───── DATA SHOWN

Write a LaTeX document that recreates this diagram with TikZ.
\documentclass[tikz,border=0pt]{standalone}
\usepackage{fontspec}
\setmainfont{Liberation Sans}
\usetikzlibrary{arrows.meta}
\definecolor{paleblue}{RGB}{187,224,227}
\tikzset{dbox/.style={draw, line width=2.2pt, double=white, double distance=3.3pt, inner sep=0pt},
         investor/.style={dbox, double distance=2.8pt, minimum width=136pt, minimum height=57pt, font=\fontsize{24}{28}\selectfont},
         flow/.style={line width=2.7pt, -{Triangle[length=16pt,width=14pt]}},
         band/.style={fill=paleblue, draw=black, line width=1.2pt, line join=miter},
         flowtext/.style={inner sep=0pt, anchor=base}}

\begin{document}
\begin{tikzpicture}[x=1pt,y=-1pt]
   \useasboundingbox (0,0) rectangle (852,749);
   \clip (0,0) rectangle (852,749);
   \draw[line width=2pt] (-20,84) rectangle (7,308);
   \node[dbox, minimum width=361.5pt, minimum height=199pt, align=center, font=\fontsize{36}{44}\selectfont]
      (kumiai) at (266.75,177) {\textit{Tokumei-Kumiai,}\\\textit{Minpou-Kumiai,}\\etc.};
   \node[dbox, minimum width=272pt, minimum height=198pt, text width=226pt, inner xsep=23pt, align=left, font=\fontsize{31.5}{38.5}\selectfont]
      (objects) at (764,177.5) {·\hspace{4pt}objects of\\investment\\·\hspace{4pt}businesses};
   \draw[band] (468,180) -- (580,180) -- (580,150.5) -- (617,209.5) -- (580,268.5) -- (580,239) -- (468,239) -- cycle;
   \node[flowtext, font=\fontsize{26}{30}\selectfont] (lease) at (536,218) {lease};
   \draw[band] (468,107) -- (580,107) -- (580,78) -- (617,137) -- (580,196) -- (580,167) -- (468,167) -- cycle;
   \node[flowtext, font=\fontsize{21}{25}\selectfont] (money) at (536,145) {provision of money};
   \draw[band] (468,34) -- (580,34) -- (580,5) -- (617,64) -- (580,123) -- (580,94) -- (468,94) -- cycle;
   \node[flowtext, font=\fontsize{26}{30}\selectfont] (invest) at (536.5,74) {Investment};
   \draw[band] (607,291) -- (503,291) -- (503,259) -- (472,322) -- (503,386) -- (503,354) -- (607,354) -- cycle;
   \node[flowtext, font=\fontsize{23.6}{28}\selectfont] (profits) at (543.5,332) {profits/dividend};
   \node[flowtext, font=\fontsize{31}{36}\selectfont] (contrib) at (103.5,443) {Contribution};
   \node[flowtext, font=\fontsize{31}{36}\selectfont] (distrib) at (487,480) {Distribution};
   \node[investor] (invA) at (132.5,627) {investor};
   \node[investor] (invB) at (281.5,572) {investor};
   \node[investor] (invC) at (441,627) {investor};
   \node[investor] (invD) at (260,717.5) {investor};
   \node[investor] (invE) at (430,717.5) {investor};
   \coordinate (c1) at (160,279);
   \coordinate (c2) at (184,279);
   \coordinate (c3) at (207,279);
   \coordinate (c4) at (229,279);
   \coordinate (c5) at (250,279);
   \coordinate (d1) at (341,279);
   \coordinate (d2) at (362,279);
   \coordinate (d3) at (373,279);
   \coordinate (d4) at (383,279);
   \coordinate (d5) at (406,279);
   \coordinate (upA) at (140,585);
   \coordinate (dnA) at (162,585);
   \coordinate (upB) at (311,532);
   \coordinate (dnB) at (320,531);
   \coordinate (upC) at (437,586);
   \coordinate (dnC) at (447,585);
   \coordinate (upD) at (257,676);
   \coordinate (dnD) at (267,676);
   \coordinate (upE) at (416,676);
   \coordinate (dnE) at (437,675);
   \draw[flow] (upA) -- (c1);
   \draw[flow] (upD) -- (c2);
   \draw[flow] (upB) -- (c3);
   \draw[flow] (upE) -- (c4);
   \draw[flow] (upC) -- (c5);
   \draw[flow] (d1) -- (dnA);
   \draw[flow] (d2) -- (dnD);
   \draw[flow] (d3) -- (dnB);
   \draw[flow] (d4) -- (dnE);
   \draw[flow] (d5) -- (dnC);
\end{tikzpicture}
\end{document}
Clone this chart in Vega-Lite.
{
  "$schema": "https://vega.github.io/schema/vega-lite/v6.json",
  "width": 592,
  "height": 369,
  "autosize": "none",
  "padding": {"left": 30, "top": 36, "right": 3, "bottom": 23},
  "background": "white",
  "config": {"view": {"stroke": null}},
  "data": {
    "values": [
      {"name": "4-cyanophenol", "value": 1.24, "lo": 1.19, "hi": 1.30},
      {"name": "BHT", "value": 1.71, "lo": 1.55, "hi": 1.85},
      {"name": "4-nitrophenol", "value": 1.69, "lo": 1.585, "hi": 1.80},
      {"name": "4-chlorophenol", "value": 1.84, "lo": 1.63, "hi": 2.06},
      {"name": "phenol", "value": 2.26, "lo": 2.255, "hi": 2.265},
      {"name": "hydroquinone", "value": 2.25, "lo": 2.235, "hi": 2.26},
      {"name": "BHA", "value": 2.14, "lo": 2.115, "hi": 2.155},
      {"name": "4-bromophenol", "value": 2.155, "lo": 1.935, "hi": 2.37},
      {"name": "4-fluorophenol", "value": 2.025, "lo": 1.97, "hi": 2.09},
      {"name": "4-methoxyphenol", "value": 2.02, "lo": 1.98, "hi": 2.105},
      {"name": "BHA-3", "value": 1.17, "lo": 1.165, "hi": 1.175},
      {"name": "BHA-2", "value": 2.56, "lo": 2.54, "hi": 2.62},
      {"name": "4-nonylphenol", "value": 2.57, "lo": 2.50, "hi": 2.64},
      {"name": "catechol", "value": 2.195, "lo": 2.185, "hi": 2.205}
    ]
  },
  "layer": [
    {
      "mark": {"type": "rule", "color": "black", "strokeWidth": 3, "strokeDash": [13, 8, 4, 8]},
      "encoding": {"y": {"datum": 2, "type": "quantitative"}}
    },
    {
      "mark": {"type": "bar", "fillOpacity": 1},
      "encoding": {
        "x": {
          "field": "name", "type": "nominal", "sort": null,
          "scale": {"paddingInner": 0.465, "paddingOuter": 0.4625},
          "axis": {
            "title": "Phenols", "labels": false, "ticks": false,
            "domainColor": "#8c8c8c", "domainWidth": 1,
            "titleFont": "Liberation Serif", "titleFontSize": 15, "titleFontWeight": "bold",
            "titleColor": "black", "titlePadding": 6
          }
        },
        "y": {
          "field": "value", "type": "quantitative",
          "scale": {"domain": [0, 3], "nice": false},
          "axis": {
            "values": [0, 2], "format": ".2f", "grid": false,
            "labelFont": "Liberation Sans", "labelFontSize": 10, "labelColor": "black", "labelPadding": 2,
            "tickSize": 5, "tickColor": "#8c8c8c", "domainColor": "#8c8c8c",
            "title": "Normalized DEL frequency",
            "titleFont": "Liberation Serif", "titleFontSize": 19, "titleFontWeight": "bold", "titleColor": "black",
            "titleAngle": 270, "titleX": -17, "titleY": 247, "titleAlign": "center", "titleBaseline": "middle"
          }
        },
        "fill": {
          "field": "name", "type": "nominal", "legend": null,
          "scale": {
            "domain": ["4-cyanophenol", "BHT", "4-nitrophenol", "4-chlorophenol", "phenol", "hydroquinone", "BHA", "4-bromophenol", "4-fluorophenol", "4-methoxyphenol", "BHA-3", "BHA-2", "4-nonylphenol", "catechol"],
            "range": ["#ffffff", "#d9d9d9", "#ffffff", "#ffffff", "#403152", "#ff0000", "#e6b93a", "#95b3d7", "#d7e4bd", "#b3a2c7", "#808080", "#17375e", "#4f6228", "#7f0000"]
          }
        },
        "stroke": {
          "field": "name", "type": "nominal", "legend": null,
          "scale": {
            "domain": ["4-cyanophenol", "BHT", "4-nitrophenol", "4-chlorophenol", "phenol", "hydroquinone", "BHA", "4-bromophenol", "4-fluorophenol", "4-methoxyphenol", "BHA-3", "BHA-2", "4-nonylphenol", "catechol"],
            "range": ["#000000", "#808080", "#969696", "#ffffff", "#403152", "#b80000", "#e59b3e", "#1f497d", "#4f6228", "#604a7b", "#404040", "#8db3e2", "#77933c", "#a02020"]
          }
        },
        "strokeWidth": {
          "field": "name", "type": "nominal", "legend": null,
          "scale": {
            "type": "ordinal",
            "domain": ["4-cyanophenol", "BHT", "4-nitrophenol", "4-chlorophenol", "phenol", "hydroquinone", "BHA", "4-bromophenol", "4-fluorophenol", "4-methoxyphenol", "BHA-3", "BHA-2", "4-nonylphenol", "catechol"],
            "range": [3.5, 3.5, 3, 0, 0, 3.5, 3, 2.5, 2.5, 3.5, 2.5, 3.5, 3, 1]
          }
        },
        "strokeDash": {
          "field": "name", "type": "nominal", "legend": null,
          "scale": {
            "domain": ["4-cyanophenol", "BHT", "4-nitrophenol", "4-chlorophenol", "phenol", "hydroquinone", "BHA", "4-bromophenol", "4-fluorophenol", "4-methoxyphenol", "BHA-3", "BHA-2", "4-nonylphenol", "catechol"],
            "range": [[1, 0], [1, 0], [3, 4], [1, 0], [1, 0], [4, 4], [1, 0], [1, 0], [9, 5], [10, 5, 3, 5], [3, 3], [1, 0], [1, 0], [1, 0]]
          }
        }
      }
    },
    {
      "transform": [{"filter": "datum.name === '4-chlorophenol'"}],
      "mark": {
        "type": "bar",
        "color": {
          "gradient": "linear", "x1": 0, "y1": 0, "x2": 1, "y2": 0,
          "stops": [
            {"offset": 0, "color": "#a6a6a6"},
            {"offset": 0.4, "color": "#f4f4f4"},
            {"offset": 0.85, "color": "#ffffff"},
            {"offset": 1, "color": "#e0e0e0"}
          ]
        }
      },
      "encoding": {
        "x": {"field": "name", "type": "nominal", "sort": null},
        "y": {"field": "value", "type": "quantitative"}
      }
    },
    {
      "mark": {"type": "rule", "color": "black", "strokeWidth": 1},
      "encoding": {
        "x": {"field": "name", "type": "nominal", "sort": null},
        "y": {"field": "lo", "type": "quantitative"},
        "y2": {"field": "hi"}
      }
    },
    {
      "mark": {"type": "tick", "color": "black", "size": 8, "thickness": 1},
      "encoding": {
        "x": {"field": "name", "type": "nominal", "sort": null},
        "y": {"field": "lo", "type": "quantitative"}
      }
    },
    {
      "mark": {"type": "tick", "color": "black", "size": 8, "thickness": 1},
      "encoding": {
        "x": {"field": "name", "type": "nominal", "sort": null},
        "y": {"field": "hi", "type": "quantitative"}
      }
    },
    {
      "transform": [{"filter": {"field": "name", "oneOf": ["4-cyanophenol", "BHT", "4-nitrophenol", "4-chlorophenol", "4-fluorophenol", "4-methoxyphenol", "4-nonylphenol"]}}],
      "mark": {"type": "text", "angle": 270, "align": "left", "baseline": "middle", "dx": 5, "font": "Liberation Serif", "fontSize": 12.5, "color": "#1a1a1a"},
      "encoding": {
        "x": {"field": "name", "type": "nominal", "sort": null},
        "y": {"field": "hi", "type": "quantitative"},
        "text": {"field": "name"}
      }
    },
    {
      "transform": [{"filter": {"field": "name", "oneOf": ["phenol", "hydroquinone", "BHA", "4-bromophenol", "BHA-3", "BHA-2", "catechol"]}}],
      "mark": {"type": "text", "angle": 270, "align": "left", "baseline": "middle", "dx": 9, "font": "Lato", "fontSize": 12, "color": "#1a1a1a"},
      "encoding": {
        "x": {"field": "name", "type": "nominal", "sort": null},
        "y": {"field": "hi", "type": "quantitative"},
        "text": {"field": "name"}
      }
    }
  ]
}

──────────

EXERCISE DESCRIPTION: Tally up the lines in the records that contain the word "this" and give only the total.

REPLY: 2